Life goes on along the INDO-PAK border
People were seen going on with their routine
work as usual hardly bothering about what
was going on between the two nations
Gatti Rajoke (Ferozepur), December 25
Tempers may be rising high among people across the nation against Pakistan in the aftermath of 26/11 attacks in Mumbai but in the remote villages along the Indo-Pak border across Sutlej River in Ferozepur district of Punjab, the rural folk seem to be casually leading a routine life with hardly any signs of military build-up on either side of the international border.

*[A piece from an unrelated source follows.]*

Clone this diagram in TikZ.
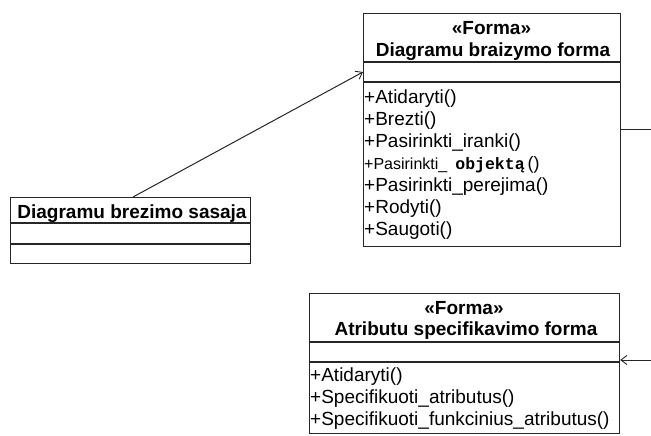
\documentclass[tikz,border=0pt]{standalone}
\usepackage{fontspec}
\setmainfont{Liberation Sans}
\newfontfamily\monofnt{Liberation Mono}
\usetikzlibrary{arrows.meta}
\begin{document}
\begin{tikzpicture}[x=1pt,y=-1pt,
  umlbox/.style={draw=black!85, line width=1.2pt, anchor=north west, inner sep=0pt},
  divider/.style={draw=black!85, line width=1.4pt},
  hdr/.style={anchor=base, inner sep=0pt, font=\fontsize{19}{22}\selectfont\bfseries},
  op/.style={anchor=base west, inner sep=0pt, font=\fontsize{19}{22}\selectfont},
  link/.style={draw=black!85, line width=1pt},
  tip/.style={-{Straight Barb[length=6pt,width=9pt,line width=0.9pt]}}
]
\useasboundingbox (0,0) rectangle (651,436);

% class: Diagramu braizymo forma
\node[umlbox, minimum width=257pt, minimum height=233pt] (forma) at (363,13) {};
\node[hdr] (formaSt) at (491.5,35) {«Forma»};
\node[hdr] (formaNm) at (493,57) {Diagramu braizymo forma};
\draw[divider] (forma.west |- 0,62) -- (forma.east |- 0,62);
\draw[divider] (forma.west |- 0,82) -- (forma.east |- 0,82);
\node[op] (f1) at (364,103) {+Atidaryti()};
\node[op] (f2) at (364,125) {+Brezti()};
\node[op] (f3) at (364,147) {+Pasirinkti\_iranki()};
\node[op] (f4) at (364,169) {\fontsize{16}{20}\selectfont+Pasirinkti\_\hspace{8pt}{\monofnt\bfseries\fontsize{16.5}{20}\selectfont objektą}\hspace{3pt}{\fontsize{18}{20}\selectfont()}};
\node[op] (f5) at (364,191) {+Pasirinkti\_perejima()};
\node[op] (f6) at (364,213) {+Rodyti()};
\node[op] (f7) at (364,235) {+Saugoti()};

% class: Diagramu brezimo sasaja
\node[umlbox, minimum width=240pt, minimum height=66pt] (sasaja) at (10,197) {};
\node[hdr] (sasajaNm) at (132,218) {Diagramu brezimo sasaja};
\draw[divider] (sasaja.west |- 0,223) -- (sasaja.east |- 0,223);
\draw[divider] (sasaja.west |- 0,244) -- (sasaja.east |- 0,244);

% class: Atributu specifikavimo forma
\node[umlbox, minimum width=310pt, minimum height=140pt] (atrib) at (309,293) {};
\node[hdr] (atribSt) at (464,314) {«Forma»};
\node[hdr] (atribNm) at (466,335) {Atributu specifikavimo forma};
\draw[divider] (atrib.west |- 0,342) -- (atrib.east |- 0,342);
\draw[divider] (atrib.west |- 0,362) -- (atrib.east |- 0,362);
\node[op] (a1) at (310,381) {+Atidaryti()};
\node[op] (a2) at (310,403) {+Specifikuoti\_atributus()};
\node[op] (a3) at (310,425) {+Specifikuoti\_funkcinius\_atributus()};

% connectors
\coordinate (outTop) at (651,129);
\coordinate (outBot) at (651,360);
\draw[link, tip] ([xshift=123pt]sasaja.north west) -- ([yshift=-59pt]forma.north west);
\draw[link] (forma.east |- outTop) -- (outTop);
\draw[link, tip] (outBot) -- (atrib.east |- outBot);
\end{tikzpicture}
\end{document}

The 250-km long international border with Pakistan in this district mostly divided by Sutlej as natural boundary and of late by the barbed wire fencing had in the recent times faced large scale migration in the year 2000-01 fearing possibility of a war between the two neighbours soon after the attack on Indian Parliament.
At that time, both the countries had almost aimed their positions with large build-up of army on both sides by moving their tanks closer, laying mines, strengthening of bunkers/communication system but at the last moment both the nations resolved not to take up this extreme step and instead began a dialogue to end hostility.
During a visit to many border villages Gatti Rajoke, Hazara Singh, Bareke, Jhuge, Chandiwala, Khunder Gatti, Habibi Ke, Bhokhra etc. and a couple of check posts it was observed that there was hardly any sign of the movement of Army or any type of extra vigil by the border security force on the border.
Even the people were seen carrying out their routine work as usual hardly bothering about what was going on between the two nations.
Perhaps, they seem to be aware of the fact that nothing serious was going on between the two nations keeping in view that neither the Army nor the Border Security Force had so far flexed up their muscles for the war.
Sukhdev Singh Sarpanch of Bareke village was disturbed over the prevailing uncertainty of war in the country and wanted that it should be over. He said, "War is not the solution to any problem".
This correspondent visited 'Satpal' Border Observation Post (BOP) situated in this village and found that there was only one armed BSF person defending the post, besides, one sub-inspector and a head constable in civil dress sitting busy in a cosy room doing official paper work. There was no body standing on the gate of the post to check the entry of outsiders.
The BSF personnel on duty revealed that they were carrying out their duty as usual and no special instructions had come to them from the higher authorities, except, to observe the movement of Pakistani Rangers and their Army on the other side in Rajoke Burj village.
Gurbachan Singh, a resident of this village while talking to The Tribune said, "There are no signs of war, no build-up of army, no extra vigil and no such instructions from the civil administration, so far".
The old man recalled that in the 1971 war Pakistani forces had captured their village and they left their houses just one hour before the Pakistani forces entered the village. Those who had boats crossed the Sutlej to safer places while many people had drowned in the river, he remembered.
He said that two of his neighbours were captured by the Pakistani forces and held under captivity but were later released after couple of days. It may be mentioned that this village is situated just 300 meters inside the international border landlocked on the Indian side by the waters of Sutlej.
Although, the local people had adjusted themselves to the hardships of living on a perilous border but they seem to be not happy with the government.
Even after 61 years of independence, the village sans 'pucca' roads, potable water supply and regular bus service, alleged Balbir Singh a young Sarpanch of this village.